§ **Instructions for the task**
Exactly retype the lines from the top of the data through the line containing "of Hedge Funds", leaving out every picture.

§ **Source material**
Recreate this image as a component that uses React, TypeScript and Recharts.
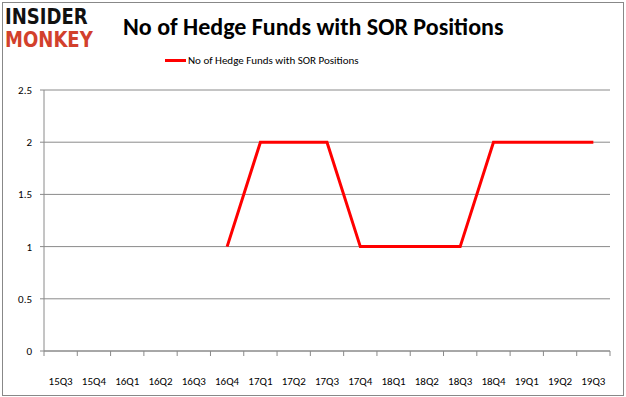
import { CartesianGrid, Line, LineChart, XAxis, YAxis } from "recharts";

const quarters = [
  "15Q3", "15Q4", "16Q1", "16Q2", "16Q3", "16Q4", "17Q1", "17Q2", "17Q3",
  "17Q4", "18Q1", "18Q2", "18Q3", "18Q4", "19Q1", "19Q2", "19Q3",
];
const hedgeFunds: (number | null)[] = [
  null, null, null, null, null, 1, 2, 2, 2, 1, 1, 1, 1, 2, 2, 2, 2,
];
const yTicks = [0, 0.5, 1, 1.5, 2, 2.5];
const seriesName = "No of Hedge Funds with SOR Positions";

// numeric x so tick marks can sit between categories like Excel
const data = quarters.map((q, i) => ({ x: i + 0.5, q, value: hedgeFunds[i] }));
const boundaryTicks = quarters.map((_, i) => i).concat(quarters.length);
const labelTicks = quarters.map((_, i) => i + 0.5);

const FONT = "Calibri, Carlito, Lato, 'Open Sans', sans-serif";

export default function App() {
  return (
    <div style={{ position: "absolute", left: 0, top: 0, width: 626, height: 397, background: "#fff" }}>
      <div style={{ position: "absolute", left: 2, top: 2, width: 620, height: 392, border: "1px solid #888" }} />
      <div style={{ position: "absolute", left: 5, top: 5, fontFamily: "'DejaVu Sans', sans-serif", fontWeight: 900, lineHeight: "23px", transform: "scaleX(0.82)", transformOrigin: "left top" }}>
        <div style={{ fontSize: 22, color: "#111" }}>INSIDER</div>
        <div style={{ fontSize: 22, color: "#d2402c" }}>MONKEY</div>
      </div>
      <div style={{ position: "absolute", left: 123, top: 12, fontFamily: FONT, fontWeight: 700, fontSize: 24, color: "#000", whiteSpace: "nowrap" }}>
        {seriesName}
      </div>
      <div style={{ position: "absolute", left: 165, top: 54, display: "flex", alignItems: "center", fontFamily: FONT, fontSize: 11, color: "#000", whiteSpace: "nowrap" }}>
        <span style={{ display: "inline-block", width: 21, height: 3, background: "#ff0000", marginRight: 2 }} />
        {seriesName}
      </div>
      <LineChart
        width={626}
        height={397}
        data={data}
        margin={{ top: 90, right: 16, left: 0, bottom: 0 }}
        style={{ position: "absolute", left: 0, top: 0 }}
      >
        <CartesianGrid vertical={false} stroke="#8a8a8a" strokeWidth={1} />
        <XAxis
          xAxisId={0}
          dataKey="x"
          type="number"
          domain={[0, quarters.length]}
          ticks={boundaryTicks}
          interval={0}
          tickFormatter={() => ""}
          tick={{ fontSize: 0 }}
          tickLine={{ stroke: "#8a8a8a" }}
          tickSize={5}
          stroke="#8a8a8a"
          height={1}
        />
        <XAxis
          xAxisId={1}
          dataKey="x"
          type="number"
          domain={[0, quarters.length]}
          ticks={labelTicks}
          interval={0}
          tickFormatter={(v) => quarters[Math.floor(Number(v))]}
          axisLine={false}
          tickLine={false}
          tickSize={0}
          tickMargin={25}
          tick={{ fontSize: 11, fill: "#000", fontFamily: FONT }}
          height={45}
        />
        <YAxis
          domain={[0, 2.5]}
          ticks={yTicks}
          interval={0}
          width={44}
          stroke="#8a8a8a"
          tickSize={4}
          tickMargin={8}
          tick={{ fontSize: 11, fill: "#000", fontFamily: FONT }}
        />
        <Line
          xAxisId={0}
          dataKey="value"
          name={seriesName}
          stroke="#ff0000"
          strokeWidth={3}
          dot={false}
          type="linear"
          isAnimationActive={false}
        />
      </LineChart>
    </div>
  );
}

§ **Reply to the task**
Recreate this image as a component that uses React, TypeScript and Recharts.
import { CartesianGrid, Line, LineChart, XAxis, YAxis } from "recharts";

const quarters = [
  "15Q3", "15Q4", "16Q1", "16Q2", "16Q3", "16Q4", "17Q1", "17Q2", "17Q3",
  "17Q4", "18Q1", "18Q2", "18Q3", "18Q4", "19Q1", "19Q2", "19Q3",
];
const hedgeFunds: (number | null)[] = [
  null, null, null, null, null, 1, 2, 2, 2, 1, 1, 1, 1, 2, 2, 2, 2,
];
const yTicks = [0, 0.5, 1, 1.5, 2, 2.5];
const seriesName = "No of Hedge Funds with SOR Positions";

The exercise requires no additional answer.